The new, reduced cost estimate was the most detailed since Clinton ordered the space agency to pare plans for the orbiting laboratory. The station, once called "Freedom" but temporarily rechristened "Alpha," had been estimated to cost $40 billion or more to build just a year ago.

Despite the lower price tag, Senate foes of the spacecraft called it a multibillion-dollar frill the country cannot afford. They insisted that it would offer few scientific benefits, and challenged the mostly conservative supporters of the spacecraft to vote to use the money for deficit reduction instead.

"Let's see if they want to cut spending, or if they simply want to act out a charade," said Sen. James Sasser, D-Tenn., who with Sen. Dale Bumpers, D-Ark., have been among the chief foes of the space station.

Supporters of the station said it could reap advances in medicine, electronics and other areas. And they said it was a valuable opportunity for cooperation with Russia, which may become a partner.

"It will enhance the situation there," said Sen.
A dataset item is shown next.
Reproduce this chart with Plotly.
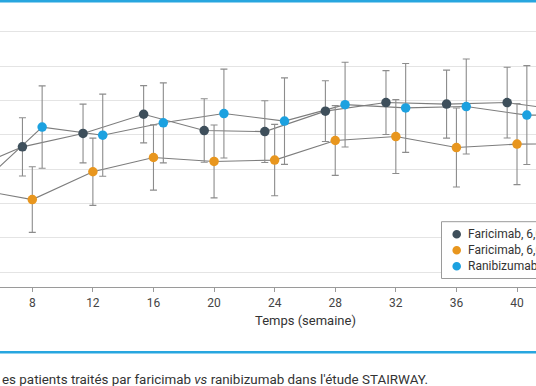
import plotly.graph_objects as go

# ---- data ----
weeks = [4, 8, 12, 16, 20, 24, 28, 32, 36, 40, 44]
week_ticks = [8, 12, 16, 20, 24, 28, 32, 36, 40]

series_names = [
    "Faricimab, 6,0 mg toutes les 16 semaines",
    "Faricimab, 6,0 mg toutes les 12 semaines",
    "Ranibizumab 0,5 mg toutes les 4 semaines",
]
faricimab_q16 = [5.78, 7.29, 8.07, 9.19, 8.24, 8.18, 9.37, 9.87, 9.78, 9.87, 9.39]
faricimab_q16_err = [1.6, 1.70, 1.71, 1.67, 1.85, 1.80, 1.77, 1.86, 1.98, 2.06, 2.05]
faricimab_q12 = [4.85, 4.22, 5.84, 6.67, 6.44, 6.52, 7.66, 7.89, 7.25, 7.45, 7.47]
faricimab_q12_err = [1.9, 1.91, 1.96, 1.90, 2.12, 2.08, 2.03, 2.15, 2.30, 2.36, 2.40]
ranibizumab = [5.16, 8.44, 7.97, 8.69, 9.23, 8.79, 9.75, 9.56, 9.64, 9.14, 9.15]
ranibizumab_err = [2.3, 2.40, 2.39, 2.33, 2.59, 2.52, 2.47, 2.59, 2.77, 2.88, 2.90]

colors = ["#3e4f5b", "#e8961e", "#1ca1e0"]
dodge = [-0.65, 0.0, 0.65]
values = [faricimab_q16, faricimab_q12, ranibizumab]
errors = [faricimab_q16_err, faricimab_q12_err, ranibizumab_err]

FONT = "Roboto, 'DejaVu Sans', sans-serif"
W, H = 536, 386
MB = 99
PH = H - MB  # plot height in px


def py2paper(py):
    return (PH - py) / PH


fig = go.Figure()

# connecting lines (grey)
for name, vals, dx in zip(series_names, values, dodge):
    fig.add_trace(go.Scatter(
        x=[w + dx for w in weeks], y=vals, mode="lines",
        line=dict(color="#7d7d7d", width=1.1),
        showlegend=False, hoverinfo="skip",
    ))

# markers with error bars
for name, vals, err, col, dx in zip(series_names, values, errors, colors, dodge):
    fig.add_trace(go.Scatter(
        x=[w + dx for w in weeks], y=vals, mode="markers", name=name,
        marker=dict(color=col, size=9.5, line=dict(width=0)),
        error_y=dict(type="data", array=err, visible=True,
                     color="#8c8c8c", thickness=1.1, width=3.5),
        showlegend=False,
    ))

fig.update_layout(
    width=W, height=H,
    margin=dict(l=0, r=0, t=0, b=MB, autoexpand=False),
    plot_bgcolor="white", paper_bgcolor="white",
    font=dict(family=FONT, color="#3a3a3a", size=12),
    showlegend=False,
    xaxis=dict(
        range=[5.868, 41.254], tickvals=week_ticks,
        showgrid=False, zeroline=False,
        showline=True, linecolor="#9a9a9a", linewidth=1.3,
        ticks="outside", ticklen=4, tickcolor="#9a9a9a", tickwidth=1,
        tickfont=dict(family=FONT, size=12, color="#444444"),
    ),
    yaxis=dict(
        range=[-0.873, 15.845], tick0=0, dtick=2,
        showticklabels=False, ticks="",
        showgrid=True, gridcolor="#e4e4e4", gridwidth=1.4,
        zeroline=False, showline=False,
    ),
)

# blue rules (top and bottom of the figure block)
for py, lw in [(1.2, 2.6), (352.3, 2.6)]:
    yp = py2paper(py)
    fig.add_shape(type="line", xref="paper", yref="paper",
                  x0=0, x1=1, y0=yp, y1=yp, layer="above",
                  line=dict(color="#27a6df", width=lw))

# ---- legend box (drawn by hand to match the compact row spacing) ----
fig.add_shape(type="rect", xref="paper", yref="paper",
              x0=441.5 / W, x1=1.2, y0=py2paper(278.5), y1=py2paper(221.7),
              line=dict(color="#9a9a9a", width=1), fillcolor="white", layer="above")
for i, (name, col) in enumerate(zip(series_names, colors)):
    ry = 234.3 + i * 16
    fig.add_shape(type="circle", xref="paper", yref="paper",
                  xsizemode="pixel", ysizemode="pixel",
                  xanchor=456.7 / W, yanchor=py2paper(ry),
                  x0=-4.3, x1=4.3, y0=-4.3, y1=4.3,
                  line=dict(width=0), fillcolor=col, layer="above")
    fig.add_annotation(text=name, xref="paper", yref="paper",
                       x=466 / W, y=py2paper(ry), xanchor="left", yanchor="middle",
                       showarrow=False,
                       font=dict(family=FONT, size=12, color="#333333"))

# axis title
fig.add_annotation(
    text="Temps (semaine)", xref="paper", yref="paper",
    x=305 / W, y=py2paper(320.5), xanchor="center", yanchor="middle",
    showarrow=False, font=dict(family=FONT, size=13, color="#333333"),
)
# caption
fig.add_annotation(
    text="es patients traités par faricimab <i>vs</i> ranibizumab dans l'étude STAIRWAY.",
    xref="paper", yref="paper", x=0, y=py2paper(379.3),
    xanchor="left", yanchor="middle", showarrow=False,
    font=dict(family=FONT, size=13.4, color="#333333"),
)

fig.write_html("out.html", config={"displayModeBar": False},
               post_script="document.body.style.margin='0';")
Barbara Mikulski, D-Md., a station supporter. "The fact that they will know one of the anchors will be scientific cooperation with the United States I think will be significant stabilizing force."

The money for the space craft was included in legislation providing $87.9 billion for space, veterans, housing, environmental and other programs for fiscal 1994, which begins Oct. 1.

The House approved $2.1 billion for the craft in its version of the bill in June, but only after opponents narrowly lost two attempts at killing the program.

The space agency's new $19.4 billion cost estimate does not include savings or a speeded-up construction schedule to be gained from possible Russian participation, or the $9 billion spent since 1984 on a multitude of discarded designs.

Earlier this month the space agency submitted a design for Alpha to the White House and fleshed it out Monday with a cost schedule. The Alpha plan depends on spending $2.1 billion a year for the project in the first five years and $8.9 billion from 1998 until September 2003.